His opponent, however, is not buying it. “I would say when it comes to our commitment to the community, actions speak louder than words,” Houghton wrote in an email. “In addition to my many years serving on various community boards and organizations, I understand that the most important voice anyone can have in their community is their vote. If my opponent waited until 2012 to exercise that right and even then never voted in a city election that speaks volumes about his interest and commitment to our community.

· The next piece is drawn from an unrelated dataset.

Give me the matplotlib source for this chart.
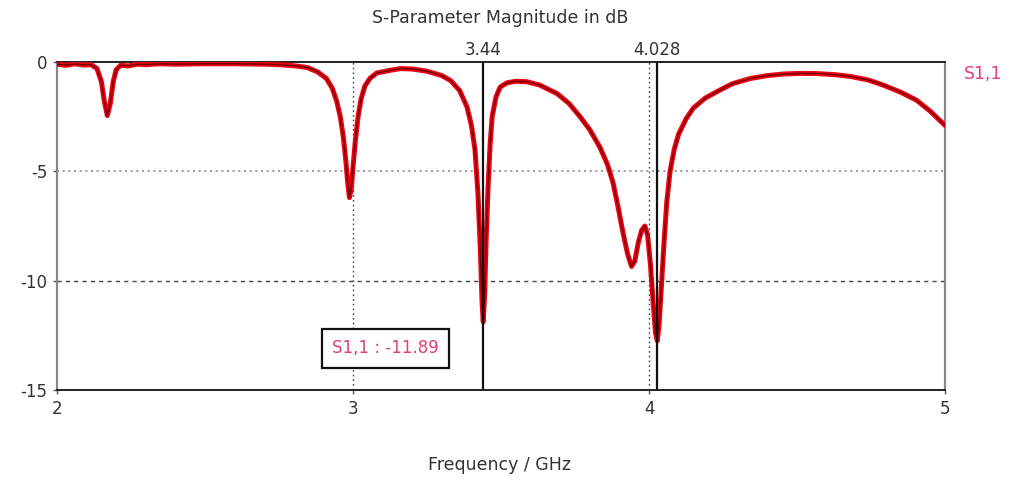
import matplotlib
matplotlib.use("Agg")
import matplotlib.pyplot as plt

# S1,1 magnitude samples (GHz, dB)
freq_ghz = [
    2.000, 2.030, 2.060, 2.090, 2.115, 2.135, 2.150, 2.160, 2.170, 2.180,
    2.190, 2.200, 2.215, 2.240, 2.270, 2.300, 2.350, 2.400, 2.500, 2.600,
    2.700, 2.760, 2.800, 2.845, 2.880, 2.910, 2.930, 2.945, 2.957, 2.967,
    2.975, 2.982, 2.988, 2.994, 3.000, 3.008, 3.017, 3.027, 3.040, 3.057,
    3.080, 3.125, 3.160, 3.200, 3.250, 3.300, 3.330, 3.360, 3.385, 3.400,
    3.412, 3.422, 3.430, 3.436, 3.440, 3.445, 3.450, 3.456, 3.463, 3.470,
    3.483, 3.497, 3.520, 3.550, 3.587, 3.630, 3.690, 3.730, 3.767, 3.800,
    3.834, 3.860, 3.878, 3.895, 3.912, 3.928, 3.941, 3.952, 3.963, 3.975,
    3.986, 3.995, 4.005, 4.015, 4.022, 4.028, 4.034, 4.042, 4.050, 4.060,
    4.071, 4.085, 4.100, 4.125, 4.150, 4.190, 4.230, 4.280, 4.340, 4.400,
    4.453, 4.510, 4.567, 4.630, 4.680, 4.740, 4.790, 4.850, 4.904, 4.950,
    5.000,
]
s11_db = [
    -0.10, -0.15, -0.08, -0.14, -0.12, -0.30, -0.90, -1.80, -2.45, -1.90,
    -0.90, -0.35, -0.15, -0.18, -0.10, -0.12, -0.08, -0.10, -0.08, -0.08,
    -0.10, -0.13, -0.17, -0.25, -0.45, -0.75, -1.20, -1.80, -2.50, -3.40,
    -4.40, -5.50, -6.20, -5.80, -4.80, -3.60, -2.50, -1.70, -1.10, -0.75,
    -0.50, -0.38, -0.30, -0.32, -0.42, -0.62, -0.85, -1.30, -2.05, -2.90,
    -4.00, -6.00, -8.50, -11.00, -11.89, -10.50, -8.00, -5.80, -3.80, -2.50,
    -1.60, -1.15, -0.95, -0.88, -0.90, -1.05, -1.45, -1.90, -2.50, -3.10,
    -3.90, -4.70, -5.50, -6.60, -7.80, -8.80, -9.35, -9.10, -8.30, -7.70,
    -7.50, -7.90, -9.30, -11.20, -12.40, -12.75, -12.00, -10.20, -8.40, -6.40,
    -5.00, -4.00, -3.30, -2.60, -2.10, -1.65, -1.35, -1.00, -0.76, -0.62,
    -0.55, -0.52, -0.53, -0.58, -0.66, -0.82, -1.05, -1.38, -1.75, -2.25,
    -2.90,
]

x_ticks = [2, 3, 4, 5]
y_ticks = [0, -5, -10, -15]
marker_freqs = [3.44, 4.028]
marker_labels = ["3.44", "4.028"]
marker_readout = "S1,1 : -11.89"
series_name = "S1,1"

text_color = "#333333"
trace_color = "#f00010"
label_pink = "#e0407a"

fig = plt.figure(figsize=(10.14, 4.8), dpi=100)
ax = fig.add_axes([0.0562, 0.1875, 0.8758, 0.6833])

ax.set_xlim(2, 5)
ax.set_ylim(-15, 0)

# grid: vertical at 3 and 4, horizontal at -5 and -10
for gx in [3, 4]:
    ax.axvline(gx, color="#444444", lw=1.0, ls=(0, (1.2, 2.2)), zorder=1)
ax.axhline(-5, color="#888888", lw=1.2, ls=(0, (1.2, 2.2)), zorder=1)
ax.axhline(-10, color="#444444", lw=1.0, ls=(0, (3, 3)), zorder=1)

# trace with a red outer stroke and a dark core
ax.plot(freq_ghz, s11_db, color=trace_color, lw=3.6, solid_capstyle="round",
        solid_joinstyle="round", zorder=3)
ax.plot(freq_ghz, s11_db, color="#5a0000", lw=1.1, alpha=0.8, zorder=4)

# markers
for mf, ml in zip(marker_freqs, marker_labels):
    ax.axvline(mf, color="#111111", lw=1.6, zorder=5)
    ax.text(mf, 0.15, ml, ha="center", va="bottom", fontsize=12,
            color=text_color)

ax.text(3.11, -13.1, marker_readout, ha="center", va="center", fontsize=12,
        color=label_pink, zorder=6,
        bbox=dict(boxstyle="square,pad=0.62", facecolor="white",
                  edgecolor="#111111", linewidth=1.6))

ax.set_xticks(x_ticks)
ax.set_yticks(y_ticks)
ax.set_xticklabels([str(t) for t in x_ticks])
ax.set_yticklabels([str(t) for t in y_ticks])
ax.tick_params(axis="both", length=3, width=1, color="#555555",
               labelsize=12, labelcolor=text_color, pad=4)

for side in ["left", "right"]:
    ax.spines[side].set_color("#888888")
    ax.spines[side].set_linewidth(1.6)
for side in ["top", "bottom"]:
    ax.spines[side].set_color("#222222")
    ax.spines[side].set_linewidth(1.4)

fig.text(0.493, 0.962, "S-Parameter Magnitude in dB", ha="center",
         va="center", fontsize=12.5, color=text_color)
fig.text(0.493, 0.031, "Frequency / GHz", ha="center", va="center",
         fontsize=12.5, color=text_color)
fig.text(0.951, 0.845, series_name, ha="left", va="center", fontsize=12.5,
         color=label_pink)

fig.savefig("out.png", dpi=100, facecolor="white")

I’ll leave it to voters to decide how they feel about that.”

While not a political insider, Garza did well attracting funds for the primary, raising $30,305 to Houghton’s $25,945. Now, though, Garza is facing a serious financial deficit with only $1,859 on hand, according to his Sept. 7 post primary election campaign finance report. Houghton had $15,945.

She is raking in cash from the city’s developers and has been endorsed by the Lansing Chamber of Commerce as well as the UAW. Garza is being financed in large part by plumbers unions across the state and has garnered the endorsements of the Lansing firefighters’ union as well as former rival Rodocker.

Over and over again, voters and Council colleagues interviewed in the last week said Houghton failed to respond to constituents’ calls and emails — though few would go on the record. That’s resulted in complaints to the Council as well as grumbling in the neighborhoods.

Council President Patricia Spitzley isn’t endorsing, but she did say, “I am aware of some complaints that she is not responding to constituents.”

Houghton accused Spitzley of promoting a “story being told by my opponent.”

“When asked if she heard that ‘folks are complaining,’ she responded, ‘Yes, we all have’ because that’s the story being told by my opponent,” she claimed in an email. “President Spitzley then explained her policy that staff address constituent issues whenever possible, and Council members are only involved when specifically needed or requested.”

Another of Houghton’s primary rivals, former City Council auditor Jim DeLine, said he hears from others in the Scott Woods Neighborhood Association he helped form in December that Houghton is not responsive.

But he noted that she has attended about half of the neighborhood group’s meetings and “I often leave before Tina does. She’s there talking to people.”